* Description of the task
Write every line out verbatim and omit the pictures.

* Information supplied
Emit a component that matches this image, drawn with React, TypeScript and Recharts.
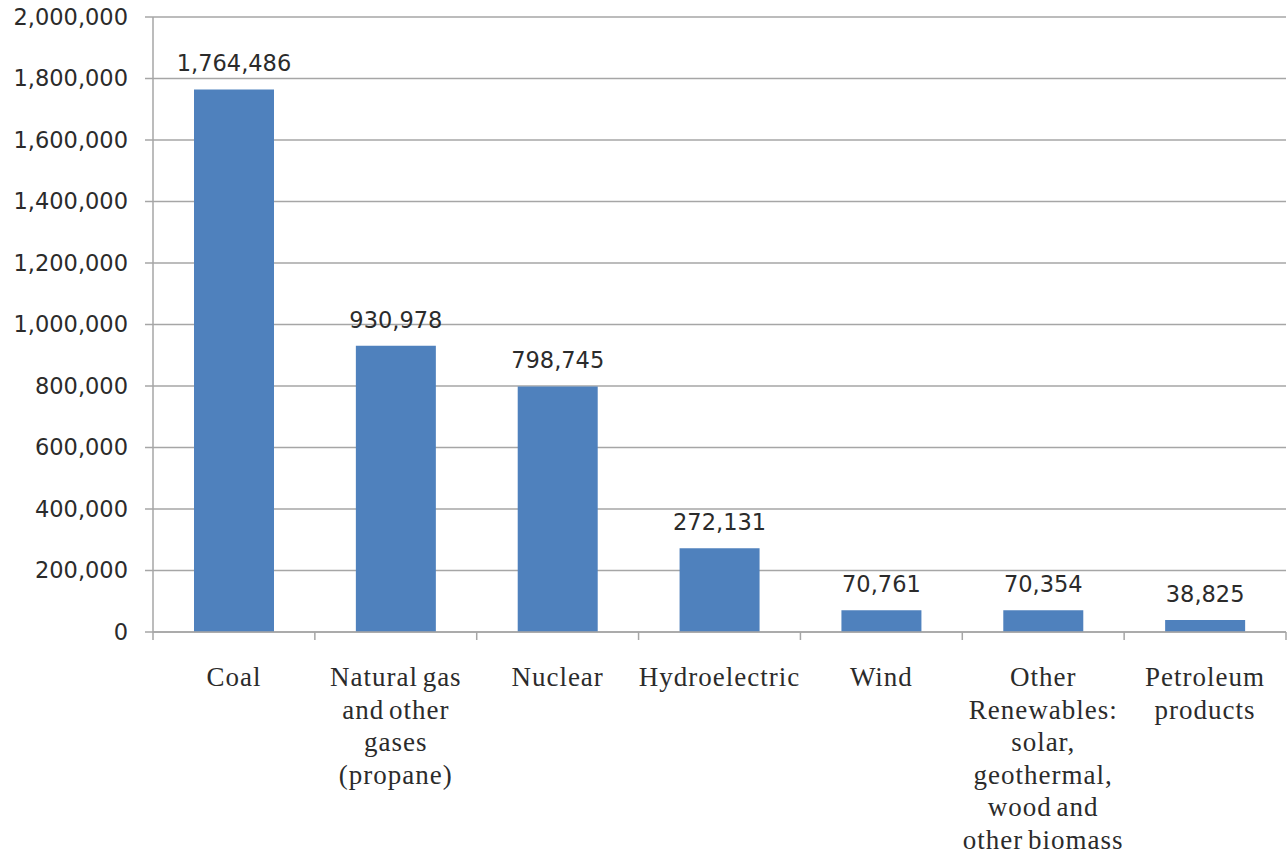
import { BarChart, Bar, XAxis, YAxis, CartesianGrid, LabelList } from "recharts";

const categories = [
  "Coal",
  "Natural gas\nand other\ngases\n(propane)",
  "Nuclear",
  "Hydroelectric",
  "Wind",
  "Other\nRenewables:\nsolar,\ngeothermal,\nwood and\nother biomass",
  "Petroleum\nproducts",
];
const generation = [1764486, 930978, 798745, 272131, 70761, 70354, 38825];
const yTicks = [0, 200000, 400000, 600000, 800000, 1000000, 1200000, 1400000, 1600000, 1800000, 2000000];

const chartData = categories.map((name, i) => ({ name, value: generation[i] }));

const SERIF = "Liberation Serif";
const SANS = "DejaVu Sans";
const TEXT = "#2b2b2b";
const GRID = "#a6a6a6";
const fmt = (v: number) => v.toLocaleString("en-US");

function CategoryTick(props: any) {
  const { x, y, payload, index, visibleTicksCount } = props;
  const half = payload.offset ?? 0;
  const lines = String(payload.value).split("\n");
  const last = index === visibleTicksCount - 1;
  return (
    <g>
      <line x1={x - half} x2={x - half} y1={y} y2={y + 8} stroke={GRID} strokeWidth={1.5} />
      {last && <line x1={x + half} x2={x + half} y1={y} y2={y + 8} stroke={GRID} strokeWidth={1.5} />}
      <text
        x={x}
        y={y}
        textAnchor="middle"
        fill={TEXT}
        style={{ fontFamily: SERIF, fontSize: 27, letterSpacing: 1, wordSpacing: -3 }}
      >
        {lines.map((l, i) => (
          <tspan key={i} x={x} y={y + 54 + i * 32.5}>
            {l}
          </tspan>
        ))}
      </text>
    </g>
  );
}

export default function App() {
  return (
    <div style={{ position: "absolute", left: 0, top: 0, width: 1288, height: 854, background: "#fff" }}>
      <BarChart
        width={1288}
        height={854}
        data={chartData}
        margin={{ top: 17, right: 2, bottom: 0, left: 0 }}
      >
        <CartesianGrid vertical={false} stroke={GRID} strokeWidth={1.5} />
        <XAxis
          dataKey="name"
          interval={0}
          height={222}
          tickSize={0}
          tickMargin={0}
          tickLine={false}
          axisLine={{ stroke: GRID, strokeWidth: 1.5 }}
          tick={<CategoryTick />}
        />
        <YAxis
          width={153}
          domain={[0, 2000000]}
          ticks={yTicks}
          tickFormatter={fmt}
          tickSize={8}
          tickMargin={17}
          axisLine={{ stroke: GRID, strokeWidth: 1.5 }}
          tickLine={{ stroke: GRID, strokeWidth: 1.5 }}
          tick={{ fill: TEXT, fontSize: 22.5, fontFamily: SANS }}
        />
        <Bar dataKey="value" fill="#4f81bd" barSize={80} isAnimationActive={false}>
          <LabelList
            dataKey="value"
            position="top"
            offset={18}
            formatter={(v: any) => fmt(Number(v))}
            fill={TEXT}
            fontSize={22.5}
            fontFamily={SANS}
          />
        </Bar>
      </BarChart>
    </div>
  );
}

* Answer to the exercise
Emit a component that matches this image, drawn with React, TypeScript and Recharts.
import { BarChart, Bar, XAxis, YAxis, CartesianGrid, LabelList } from "recharts";

const categories = [
  "Coal",
  "Natural gas\nand other\ngases\n(propane)",
  "Nuclear",
  "Hydroelectric",
  "Wind",
  "Other\nRenewables:\nsolar,\ngeothermal,\nwood and\nother biomass",
  "Petroleum\nproducts",
];
const generation = [1764486, 930978, 798745, 272131, 70761, 70354, 38825];
const yTicks = [0, 200000, 400000, 600000, 800000, 1000000, 1200000, 1400000, 1600000, 1800000, 2000000];

const chartData = categories.map((name, i) => ({ name, value: generation[i] }));

const SERIF = "Liberation Serif";
const SANS = "DejaVu Sans";
const TEXT = "#2b2b2b";
const GRID = "#a6a6a6";
const fmt = (v: number) => v.toLocaleString("en-US");

function CategoryTick(props: any) {
  const { x, y, payload, index, visibleTicksCount } = props;
  const half = payload.offset ?? 0;
  const lines = String(payload.value).split("\n");
  const last = index === visibleTicksCount - 1;
  return (
    <g>
      <line x1={x - half} x2={x - half} y1={y} y2={y + 8} stroke={GRID} strokeWidth={1.5} />
      {last && <line x1={x + half} x2={x + half} y1={y} y2={y + 8} stroke={GRID} strokeWidth={1.5} />}
      <text
        x={x}
        y={y}
        textAnchor="middle"
        fill={TEXT}
        style={{ fontFamily: SERIF, fontSize: 27, letterSpacing: 1, wordSpacing: -3 }}
      >
        {lines.map((l, i) => (
          <tspan key={i} x={x} y={y + 54 + i * 32.5}>
            {l}
          </tspan>
        ))}
      </text>
    </g>
  );
}

export default function App() {
  return (
    <div style={{ position: "absolute", left: 0, top: 0, width: 1288, height: 854, background: "#fff" }}>
      <BarChart
        width={1288}
        height={854}
        data={chartData}
        margin={{ top: 17, right: 2, bottom: 0, left: 0 }}
      >
        <CartesianGrid vertical={false} stroke={GRID} strokeWidth={1.5} />
        <XAxis
          dataKey="name"
          interval={0}
          height={222}
          tickSize={0}
          tickMargin={0}
          tickLine={false}
          axisLine={{ stroke: GRID, strokeWidth: 1.5 }}
          tick={<CategoryTick />}
        />
        <YAxis
          width={153}
          domain={[0, 2000000]}
          ticks={yTicks}
          tickFormatter={fmt}
          tickSize={8}
          tickMargin={17}
          axisLine={{ stroke: GRID, strokeWidth: 1.5 }}
          tickLine={{ stroke: GRID, strokeWidth: 1.5 }}
          tick={{ fill: TEXT, fontSize: 22.5, fontFamily: SANS }}
        />
        <Bar dataKey="value" fill="#4f81bd" barSize={80} isAnimationActive={false}>
          <LabelList
            dataKey="value"
            position="top"
            offset={18}
            formatter={(v: any) => fmt(Number(v))}
            fill={TEXT}
            fontSize={22.5}
            fontFamily={SANS}
          />
        </Bar>
      </BarChart>
    </div>
  );
}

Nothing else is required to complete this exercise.